Problem requirements – Repeat exactly, and only, the lines from the one that contains "Give me the Chart.js source for this chart." to the one that contains "const seriesNames = ['With", both ends included. Omit every picture.

Code that draws figures –

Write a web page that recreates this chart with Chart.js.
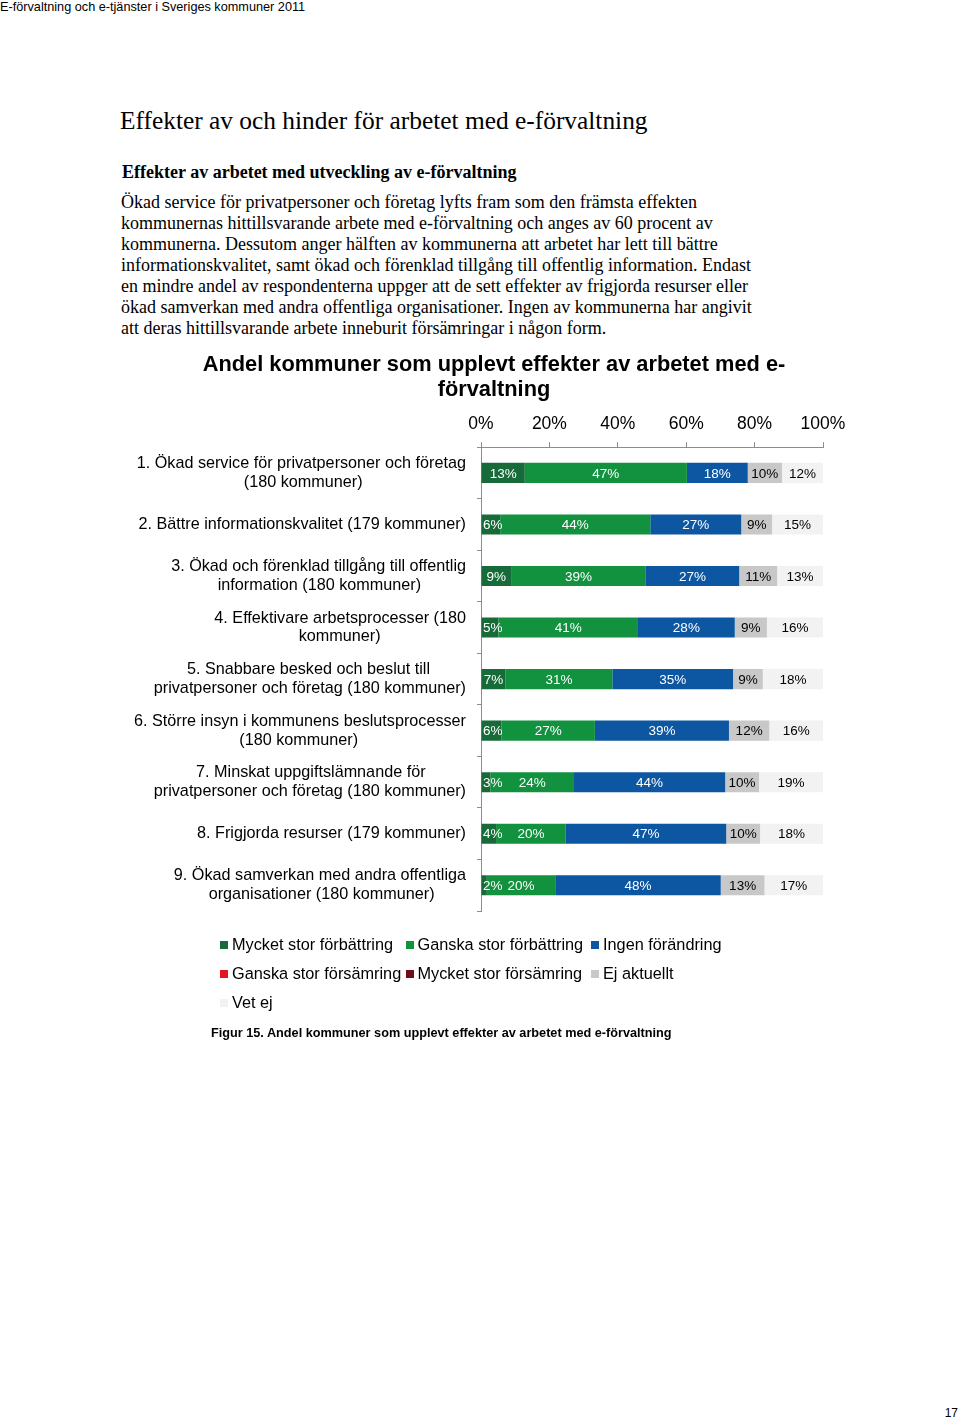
<!DOCTYPE html>
<html lang="sv">
<head>
<meta charset="utf-8">
<title>Andel kommuner som upplevt effekter av arbetet med e-förvaltning</title>
<script src="https://cdn.jsdelivr.net/npm/chart.js@4.4.0/dist/chart.umd.min.js"></script>
<style>
  body { margin: 0; width: 960px; height: 1419px; position: relative; background: #fff; color: #000;
         font-family: "Liberation Sans", Arial, sans-serif; }
  .abs { position: absolute; white-space: nowrap; }
  .serif { font-family: "Liberation Serif", "Times New Roman", serif; }
  #header { left: 0; top: 0; font-size: 12.7px; line-height: 15px; }
  #h1 { left: 120px; top: 105px; font-size: 25.4px; line-height: 30px; }
  #h2 { left: 122px; top: 162px; font-size: 18px; line-height: 21px; font-weight: bold; }
  #body { left: 121px; top: 192px; font-size: 18px; line-height: 21px; }
  #chartBox { left: 120px; top: 341px; width: 748px; height: 600px; }
  #legend { left: 220px; top: 930px; display: grid; grid-template-columns: 185.5px 185.5px 185.5px;
            grid-auto-rows: 29px; font-size: 16.3px; }
  #legend .item { display: flex; align-items: center; }
  #legend .box { width: 8px; height: 8px; margin-right: 4px; flex: none; }
  #caption { left: 211px; top: 1025px; font-size: 12.7px; line-height: 16px; font-weight: bold; }
  #pageno { right: 2px; top: 1405px; font-size: 12px; line-height: 16px; }
</style>
</head>
<body>
<div id="header" class="abs">E-förvaltning och e-tjänster i Sveriges kommuner 2011</div>
<div id="h1" class="abs serif">Effekter av och hinder för arbetet med e-förvaltning</div>
<div id="h2" class="abs serif">Effekter av arbetet med utveckling av e-förvaltning</div>
<div id="body" class="abs serif">Ökad service för privatpersoner och företag lyfts fram som den främsta effekten<br>kommunernas hittillsvarande arbete med e-förvaltning och anges av 60 procent av<br>kommunerna. Dessutom anger hälften av kommunerna att arbetet har lett till bättre<br>informationskvalitet, samt ökad och förenklad tillgång till offentlig information. Endast<br>en mindre andel av respondenterna uppger att de sett effekter av frigjorda resurser eller<br>ökad samverkan med andra offentliga organisationer. Ingen av kommunerna har angivit<br>att deras hittillsvarande arbete inneburit försämringar i någon form.</div>

<div id="chartBox" class="abs"><canvas id="chart" width="748" height="600"></canvas></div>
<div id="legend" class="abs"></div>
<div id="caption" class="abs">Figur 15. Andel kommuner som upplevt effekter av arbetet med e-förvaltning</div>
<div id="pageno" class="abs">17</div>

<script>
//categories (one line per array entry)
const categories = [
  ["1. Ökad service för privatpersoner och företag", "(180 kommuner)"],
  ["2. Bättre informationskvalitet (179 kommuner)"],
  ["3. Ökad och förenklad tillgång till offentlig", "information (180 kommuner)"],
  ["4. Effektivare arbetsprocesser (180", "kommuner)"],
  ["5. Snabbare besked och beslut till", "privatpersoner och företag (180 kommuner)"],
  ["6. Större insyn i kommunens beslutsprocesser", "(180 kommuner)"],
  ["7. Minskat uppgiftslämnande för", "privatpersoner och företag (180 kommuner)"],
  ["8. Frigjorda resurser (179 kommuner)"],
  ["9. Ökad samverkan med andra offentliga", "organisationer (180 kommuner)"]
];

//series values in percent
const mycketStorForbattring = [12.8, 5.6, 8.8, 5.1, 7.2, 6.0, 2.8, 4.4, 1.7];
const ganskaStorForbattring = [47.4, 43.9, 39.4, 40.8, 31.2, 27.3, 24.4, 20.4, 20.0];
const ingenForandring = [17.8, 26.6, 27.3, 28.3, 35.3, 39.2, 44.2, 46.9, 48.4];
const ganskaStorForsamring = [0, 0, 0, 0, 0, 0, 0, 0, 0];
const mycketStorForsamring = [0, 0, 0, 0, 0, 0, 0, 0, 0];
const ejAktuellt = [10.0, 9.0, 11.1, 9.4, 8.7, 11.8, 9.9, 9.9, 12.8];
const vetEj = [12.0, 14.9, 13.4, 16.4, 17.6, 15.7, 18.7, 18.4, 17.1];

const seriesNames = [
  "Mycket stor förbättring",
  "Ganska stor förbättring",
  "Ingen förändring",
  "Ganska stor försämring",
  "Mycket stor försämring",
  "Ej aktuellt",
  "Vet ej"
];

//x axis tick values
const xTicks = [0, 20, 40, 60, 80, 100];

//styles
const seriesColors = ["#176b38", "#12913f", "#0d56a1", "#e3161b", "#6e0d14", "#c8c8c8", "#f2f2f2"];
const labelColors = ["#fff", "#fff", "#fff", "#fff", "#fff", "#000", "#000"];
const axisColor = "#8c8c8c";
const FONT = "'Liberation Sans', Arial, sans-serif";
const Y_FONT_SIZE = 16.2;

const seriesValues = [
  mycketStorForbattring, ganskaStorForbattring, ingenForandring,
  ganskaStorForsamring, mycketStorForsamring, ejAktuellt, vetEj
];

//percent labels centred in each segment
const barLabels = {
  id: "barLabels",
  afterDatasetsDraw(chart) {
    const ctx = chart.ctx;
    const area = chart.chartArea;
    ctx.save();
    ctx.font = "13.5px " + FONT;
    ctx.textBaseline = "middle";
    ctx.textAlign = "left";
    for (let i = 0; i < chart.data.labels.length; i++) {
      let prevRight = area.left - 4;
      chart.data.datasets.forEach((ds, d) => {
        const v = ds.data[i];
        if (!v) return;
        const bar = chart.getDatasetMeta(d).data[i];
        const txt = Math.round(v) + "%";
        const w = ctx.measureText(txt).width;
        const center = (bar.x + bar.base) / 2;
        const left = Math.max(center - w / 2, area.left + 2, prevRight + 4);
        ctx.fillStyle = labelColors[d];
        ctx.fillText(txt, left, bar.y + 1);
        prevRight = left + w;
      });
    }
    ctx.restore();
  }
};

//centre the title over the whole canvas, not just inside the right padding
const centerTitle = {
  id: "centerTitle",
  afterLayout(chart) {
    if (chart.titleBlock) {
      chart.titleBlock.left = 0;
      chart.titleBlock.right = chart.width;
    }
  }
};

//legend built from the same series lists
const legend = document.getElementById("legend");
seriesNames.forEach((name, i) => {
  const item = document.createElement("div");
  item.className = "item";
  const box = document.createElement("span");
  box.className = "box";
  box.style.background = seriesColors[i];
  item.appendChild(box);
  item.appendChild(document.createTextNode(name));
  legend.appendChild(item);
});

const ctx = document.getElementById("chart").getContext("2d");
new Chart(ctx, {
  type: "bar",
  data: {
    labels: categories,
    datasets: seriesNames.map((name, i) => ({
      label: name,
      data: seriesValues[i],
      backgroundColor: seriesColors[i],
      borderWidth: 0,
      barPercentage: 0.39,
      categoryPercentage: 1
    }))
  },
  options: {
    indexAxis: "y",
    responsive: false,
    animation: false,
    layout: { padding: { left: 0, right: 45, top: 0, bottom: 5 } },
    plugins: {
      legend: { display: false },
      tooltip: { enabled: false },
      title: {
        display: true,
        text: ["Andel kommuner som upplevt effekter av arbetet med e-", "förvaltning"],
        color: "#000",
        font: { family: FONT, size: 21.8, weight: "bold", lineHeight: 1.15 },
        padding: { top: 11, bottom: 5 }
      }
    },
    scales: {
      x: {
        position: "top",
        stacked: true,
        min: 0,
        max: 100,
        afterBuildTicks: (scale) => {
          scale.ticks = xTicks.map((v) => ({ value: v }));
        },
        ticks: {
          color: "#000",
          padding: 7,
          font: { family: FONT, size: 17.5 },
          callback: (v) => v + "%"
        },
        grid: { drawOnChartArea: false, tickLength: 5, color: axisColor },
        border: { color: axisColor }
      },
      y: {
        stacked: true,
        afterFit: (scale) => { scale.width = 361; },
        ticks: {
          color: "#000",
          padding: 11,
          font: { family: FONT, size: Y_FONT_SIZE, lineHeight: 1.17 },
          //centre the lines of each label as a block
          callback: function (value) {
            const lines = this.getLabelForValue(value);
            if (!Array.isArray(lines) || lines.length < 2) return lines;
            const c = this.ctx;
            c.save();
            c.font = Y_FONT_SIZE + "px " + FONT;
            const widths = lines.map((l) => c.measureText(l).width);
            const sp = c.measureText("\u00a0").width;
            c.restore();
            const maxW = Math.max(...widths);
            return lines.map((l, k) => l + "\u00a0".repeat(Math.round((maxW - widths[k]) / 2 / sp)));
          }
        },
        grid: { drawOnChartArea: false, tickLength: 4, color: axisColor, offset: true },
        border: { color: axisColor }
      }
    }
  },
  plugins: [barLabels, centerTitle]
});
</script>
</body>
</html>
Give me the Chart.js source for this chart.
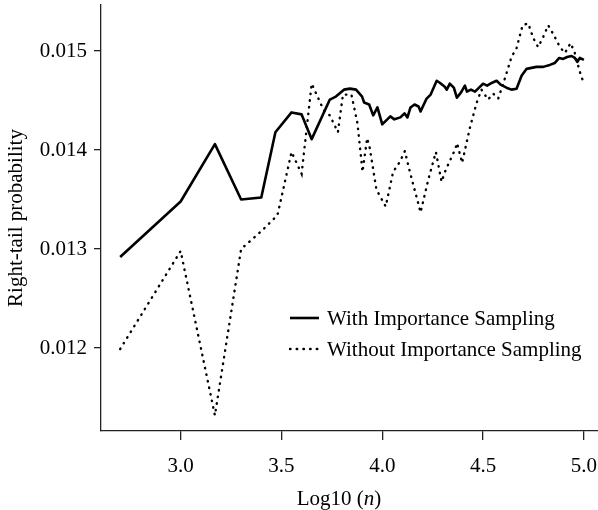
<!DOCTYPE html>
<html>
<head>
<meta charset="utf-8">
<script src="https://cdn.jsdelivr.net/npm/chart.js@4.4.1/dist/chart.umd.min.js"></script>
<style>
  html, body { margin: 0; padding: 0; background: #fff; }
  #wrap { width: 598px; height: 510px; }
</style>
</head>
<body>
<div id="wrap"><canvas id="chart"></canvas></div>
<script>
// Series (x = log10(n), y = right-tail probability)
const seriesNames = ['With Importance Sampling', 'Without Importance Sampling'];

const xWith = [2.70, 3.00, 3.17, 3.30, 3.40, 3.47, 3.55, 3.60, 3.65, 3.74,
  3.77, 3.81, 3.84, 3.87, 3.90, 3.91, 3.935, 3.955, 3.976, 4.00,
  4.02, 4.04, 4.06, 4.09, 4.11, 4.125, 4.14, 4.16, 4.18, 4.19,
  4.22, 4.24, 4.27, 4.285, 4.31, 4.32, 4.335, 4.355, 4.37, 4.39,
  4.41, 4.42, 4.44, 4.46, 4.48, 4.50, 4.52, 4.545, 4.567, 4.587,
  4.616, 4.641, 4.666, 4.691, 4.716, 4.74, 4.765, 4.798, 4.831, 4.856,
  4.878, 4.897, 4.917, 4.939, 4.955, 4.967, 4.98, 5.00];
const pWith = [0.01292, 0.01348, 0.01406, 0.01350, 0.01352, 0.01418, 0.01438, 0.01436, 0.01411, 0.01451,
  0.01454, 0.01461, 0.01462, 0.01461, 0.01454, 0.01448, 0.01446, 0.01435, 0.01443, 0.01426,
  0.01430, 0.01434, 0.01431, 0.01433, 0.01437, 0.01433, 0.01443, 0.01446, 0.01444, 0.01439,
  0.01452, 0.01456, 0.01470, 0.01468, 0.01464, 0.01461, 0.01467, 0.01463, 0.01453, 0.01458,
  0.01465, 0.01459, 0.01461, 0.01459, 0.01463, 0.01467, 0.01465, 0.01468, 0.01470, 0.01466,
  0.01463, 0.01461, 0.01462, 0.01475, 0.01482, 0.01483, 0.01484, 0.01484, 0.01486, 0.01488,
  0.01493, 0.01492, 0.01494, 0.01495, 0.01493, 0.01489, 0.01493, 0.01491];

const xWithout = [2.70, 3.00, 3.17, 3.30, 3.40, 3.48, 3.55, 3.60, 3.65, 3.71,
  3.74, 3.78, 3.805, 3.847, 3.877, 3.902, 3.925, 3.938, 3.971, 4.017,
  4.054, 4.087, 4.112, 4.137, 4.19, 4.228, 4.266, 4.294, 4.315, 4.36,
  4.371, 4.396, 4.434, 4.467, 4.492, 4.525, 4.55, 4.575, 4.60, 4.641,
  4.666, 4.696, 4.724, 4.749, 4.773, 4.798, 4.823, 4.851, 4.881, 4.906,
  4.934, 4.955, 4.98, 5.00];
const pWithout = [0.01199, 0.01298, 0.01132, 0.01300, 0.01318, 0.01334, 0.01398, 0.01376, 0.01467, 0.01440,
  0.01435, 0.01418, 0.01456, 0.01456, 0.01427, 0.01378, 0.01412, 0.01402, 0.01360, 0.01343,
  0.01378, 0.01388, 0.01399, 0.01378, 0.01337, 0.01370, 0.01398, 0.01368, 0.01380, 0.01400,
  0.01407, 0.01387, 0.01422, 0.01447, 0.01461, 0.01451, 0.01457, 0.01452, 0.01467, 0.01494,
  0.01503, 0.01526, 0.01528, 0.01513, 0.01504, 0.01514, 0.01526, 0.01516, 0.01504, 0.01498,
  0.01508, 0.01498, 0.01479, 0.01467];

const xTicks = [3.0, 3.5, 4.0, 4.5, 5.0];
const yTicks = [0.012, 0.013, 0.014, 0.015];

const FONT = "'Liberation Serif', 'DejaVu Serif', serif";
const FS = 21;

function toPoints(xs, ys) {
  return xs.map((x, i) => ({ x: x, y: ys[i] }));
}

// axis titles (x title needs an italic n)
const axisTitles = {
  id: 'axisTitles',
  afterDraw(chart) {
    const ctx = chart.ctx;
    ctx.save();
    ctx.fillStyle = '#000';
    ctx.textBaseline = 'alphabetic';

    const parts = [['Log10 (', ''], ['n', 'italic '], [')', '']];
    let total = 0;
    parts.forEach(p => { ctx.font = p[1] + FS + 'px ' + FONT; total += ctx.measureText(p[0]).width; });
    let x = 339 - total / 2;
    parts.forEach(p => {
      ctx.font = p[1] + FS + 'px ' + FONT;
      ctx.fillText(p[0], x, 505);
      x += ctx.measureText(p[0]).width;
    });

    ctx.translate(22, 218);
    ctx.rotate(-Math.PI / 2);
    ctx.font = FS + 'px ' + FONT;
    ctx.textAlign = 'center';
    ctx.fillText('Right-tail probability', 0, 0);
    ctx.restore();
  }
};

// legend drawn inside the plot area
const innerLegend = {
  id: 'innerLegend',
  afterDatasetsDraw(chart) {
    const ctx = chart.ctx;
    ctx.save();
    chart.data.datasets.forEach((ds, i) => {
      const y = 318 + i * 31;
      ctx.beginPath();
      ctx.lineWidth = ds.borderWidth;
      ctx.lineCap = ds.borderCapStyle || 'butt';
      ctx.setLineDash(ds.borderDash || []);
      ctx.strokeStyle = ds.borderColor;
      ctx.moveTo(290, y);
      ctx.lineTo(319, y);
      ctx.stroke();
      ctx.setLineDash([]);
      ctx.fillStyle = '#000';
      ctx.font = FS + 'px ' + FONT;
      ctx.textBaseline = 'middle';
      ctx.fillText(ds.label, 327, y + 1);
    });
    ctx.restore();
  }
};

new Chart(document.getElementById('chart'), {
  type: 'line',
  data: {
    datasets: [
      {
        label: seriesNames[0],
        data: toPoints(xWith, pWith),
        borderColor: '#000',
        borderWidth: 2.6,
        borderJoinStyle: 'round',
        pointRadius: 0,
        tension: 0,
        fill: false
      },
      {
        label: seriesNames[1],
        data: toPoints(xWithout, pWithout),
        borderColor: '#000',
        borderWidth: 2.4,
        borderDash: [0.5, 6.2],
        borderCapStyle: 'round',
        pointRadius: 0,
        tension: 0,
        fill: false
      }
    ]
  },
  options: {
    responsive: true,
    maintainAspectRatio: false,
    animation: false,
    layout: { padding: { top: 5, right: 0, left: 0, bottom: 0 } },
    plugins: { legend: { display: false }, tooltip: { enabled: false } },
    scales: {
      x: {
        type: 'linear',
        min: 2.605,
        max: 5.07,
        afterBuildTicks: s => { s.ticks = xTicks.map(v => ({ value: v })); },
        afterFit: s => { s.height = 79; s.paddingLeft = 0; s.paddingRight = 0; },
        grid: { drawOnChartArea: false, tickLength: 9, color: '#222', lineWidth: 1.3 },
        border: { color: '#222', width: 1.3 },
        ticks: {
          color: '#000',
          padding: 14,
          maxRotation: 0,
          font: { family: FONT, size: FS },
          callback: v => Number(v).toFixed(1)
        }
      },
      y: {
        min: 0.011162,
        max: 0.015465,
        afterBuildTicks: s => { s.ticks = yTicks.map(v => ({ value: v })); },
        afterFit: s => { s.width = 101; s.paddingTop = 0; s.paddingBottom = 0; },
        grid: { drawOnChartArea: false, tickLength: 7, color: '#222', lineWidth: 1.3 },
        border: { color: '#222', width: 1.3 },
        ticks: {
          color: '#000',
          padding: 7,
          font: { family: FONT, size: FS },
          callback: v => Number(v).toFixed(3)
        }
      }
    }
  },
  plugins: [axisTitles, innerLegend]
});
</script>
</body>
</html>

Written reply –
Give me the Chart.js source for this chart.
<!DOCTYPE html>
<html>
<head>
<meta charset="utf-8">
<script src="https://cdn.jsdelivr.net/npm/chart.js@4.4.1/dist/chart.umd.min.js"></script>
<style>
  html, body { margin: 0; padding: 0; background: #fff; }
  #wrap { width: 598px; height: 510px; }
</style>
</head>
<body>
<div id="wrap"><canvas id="chart"></canvas></div>
<script>
// Series (x = log10(n), y = right-tail probability)
const seriesNames = ['With Importance Sampling', 'Without Importance Sampling'];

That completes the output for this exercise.